- Collected data:
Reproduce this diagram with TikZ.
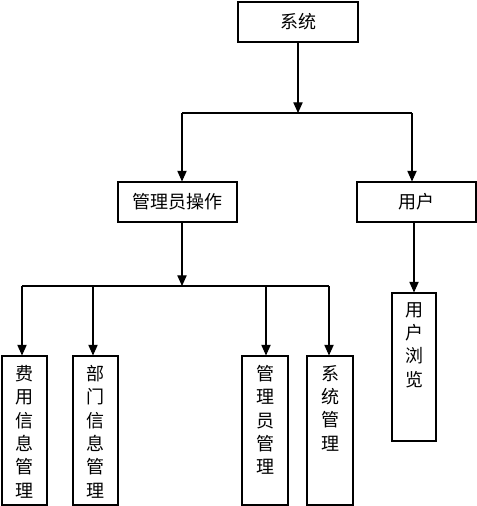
\documentclass[tikz,border=0pt]{standalone}
\usepackage{fontspec}
\setmainfont{Noto Sans CJK SC}
\usetikzlibrary{arrows.meta}
\begin{document}
\begin{tikzpicture}[x=0.75pt,y=-0.75pt,
  line width=0.8pt,
  box/.style={draw=black, line width=0.8pt, rectangle, inner sep=0pt, font=\fontsize{13.5}{16}\selectfont},
  vtext/.style={anchor=north, inner sep=0pt, align=center, font=\fontsize{13.5}{17.5}\selectfont},
  arr/.style={-{Triangle[length=8pt,width=7pt]}}]
\useasboundingbox (0,0) rectangle (477,506);
% boxes
\node[box, minimum width=90pt, minimum height=30pt] (sys) at (298,22) {系统};
\node[box, minimum width=89.25pt, minimum height=30pt] (admin) at (177.5,202) {管理员操作};
\node[box, minimum width=89.25pt, minimum height=30pt] (user) at (416.5,202) {用户};
\node[box, minimum width=33pt, minimum height=111pt] (ub) at (414,367) {};
\node[vtext] at ([yshift=-7pt]ub.north) {用\\户\\浏\\览};
\node[box, minimum width=33.75pt, minimum height=111.75pt] (fy) at (24.5,430.5) {};
\node[vtext] at ([yshift=-7pt]fy.north) {费\\用\\信\\息\\管\\理};
\node[box, minimum width=33.75pt, minimum height=111.75pt] (bm) at (95.5,430.5) {};
\node[vtext] at ([yshift=-7pt]bm.north) {部\\门\\信\\息\\管\\理};
\node[box, minimum width=34.5pt, minimum height=111.75pt] (gl) at (265,430.5) {};
\node[vtext] at ([yshift=-7pt]gl.north) {管\\理\\员\\管\\理};
\node[box, minimum width=34.5pt, minimum height=111.75pt] (xt) at (330,430.5) {};
\node[vtext] at ([yshift=-7pt]xt.north) {系\\统\\管\\理};
% junctions
\coordinate (j1) at (298,113);
\coordinate (j1l) at (182,113);
\coordinate (j1r) at (412,113);
\coordinate (j2) at (182,286);
\coordinate (j2a) at (22,286);
\coordinate (j2b) at (93,286);
\coordinate (j2c) at (266,286);
\coordinate (j2d) at (329,286);
% connectors
\draw[arr] (sys.south) -- (j1);
\draw (j1l) -- (j1r);
\draw[arr] (j1l) -- (j1l |- admin.north);
\draw[arr] (j1r) -- (j1r |- user.north);
\draw[arr] (admin.south -| j2) -- (j2);
\draw (j2a) -- (j2d);
\draw[arr] (j2a) -- (j2a |- fy.north);
\draw[arr] (j2b) -- (j2b |- bm.north);
\draw[arr] (j2c) -- (j2c |- gl.north);
\draw[arr] (j2d) -- (j2d |- xt.north);
\draw[arr] (user.south -| ub.north) -- (ub.north);
\end{tikzpicture}
\end{document}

- What you are asked to do: Restate the whole listing above exactly, please, omitting every image.

- Task solution:
Reproduce this diagram with TikZ.
\documentclass[tikz,border=0pt]{standalone}
\usepackage{fontspec}
\setmainfont{Noto Sans CJK SC}
\usetikzlibrary{arrows.meta}
\begin{document}
\begin{tikzpicture}[x=0.75pt,y=-0.75pt,
  line width=0.8pt,
  box/.style={draw=black, line width=0.8pt, rectangle, inner sep=0pt, font=\fontsize{13.5}{16}\selectfont},
  vtext/.style={anchor=north, inner sep=0pt, align=center, font=\fontsize{13.5}{17.5}\selectfont},
  arr/.style={-{Triangle[length=8pt,width=7pt]}}]
\useasboundingbox (0,0) rectangle (477,506);
% boxes
\node[box, minimum width=90pt, minimum height=30pt] (sys) at (298,22) {系统};
\node[box, minimum width=89.25pt, minimum height=30pt] (admin) at (177.5,202) {管理员操作};
\node[box, minimum width=89.25pt, minimum height=30pt] (user) at (416.5,202) {用户};
\node[box, minimum width=33pt, minimum height=111pt] (ub) at (414,367) {};
\node[vtext] at ([yshift=-7pt]ub.north) {用\\户\\浏\\览};
\node[box, minimum width=33.75pt, minimum height=111.75pt] (fy) at (24.5,430.5) {};
\node[vtext] at ([yshift=-7pt]fy.north) {费\\用\\信\\息\\管\\理};
\node[box, minimum width=33.75pt, minimum height=111.75pt] (bm) at (95.5,430.5) {};
\node[vtext] at ([yshift=-7pt]bm.north) {部\\门\\信\\息\\管\\理};
\node[box, minimum width=34.5pt, minimum height=111.75pt] (gl) at (265,430.5) {};
\node[vtext] at ([yshift=-7pt]gl.north) {管\\理\\员\\管\\理};
\node[box, minimum width=34.5pt, minimum height=111.75pt] (xt) at (330,430.5) {};
\node[vtext] at ([yshift=-7pt]xt.north) {系\\统\\管\\理};
% junctions
\coordinate (j1) at (298,113);
\coordinate (j1l) at (182,113);
\coordinate (j1r) at (412,113);
\coordinate (j2) at (182,286);
\coordinate (j2a) at (22,286);
\coordinate (j2b) at (93,286);
\coordinate (j2c) at (266,286);
\coordinate (j2d) at (329,286);
% connectors
\draw[arr] (sys.south) -- (j1);
\draw (j1l) -- (j1r);
\draw[arr] (j1l) -- (j1l |- admin.north);
\draw[arr] (j1r) -- (j1r |- user.north);
\draw[arr] (admin.south -| j2) -- (j2);
\draw (j2a) -- (j2d);
\draw[arr] (j2a) -- (j2a |- fy.north);
\draw[arr] (j2b) -- (j2b |- bm.north);
\draw[arr] (j2c) -- (j2c |- gl.north);
\draw[arr] (j2d) -- (j2d |- xt.north);
\draw[arr] (user.south -| ub.north) -- (ub.north);
\end{tikzpicture}
\end{document}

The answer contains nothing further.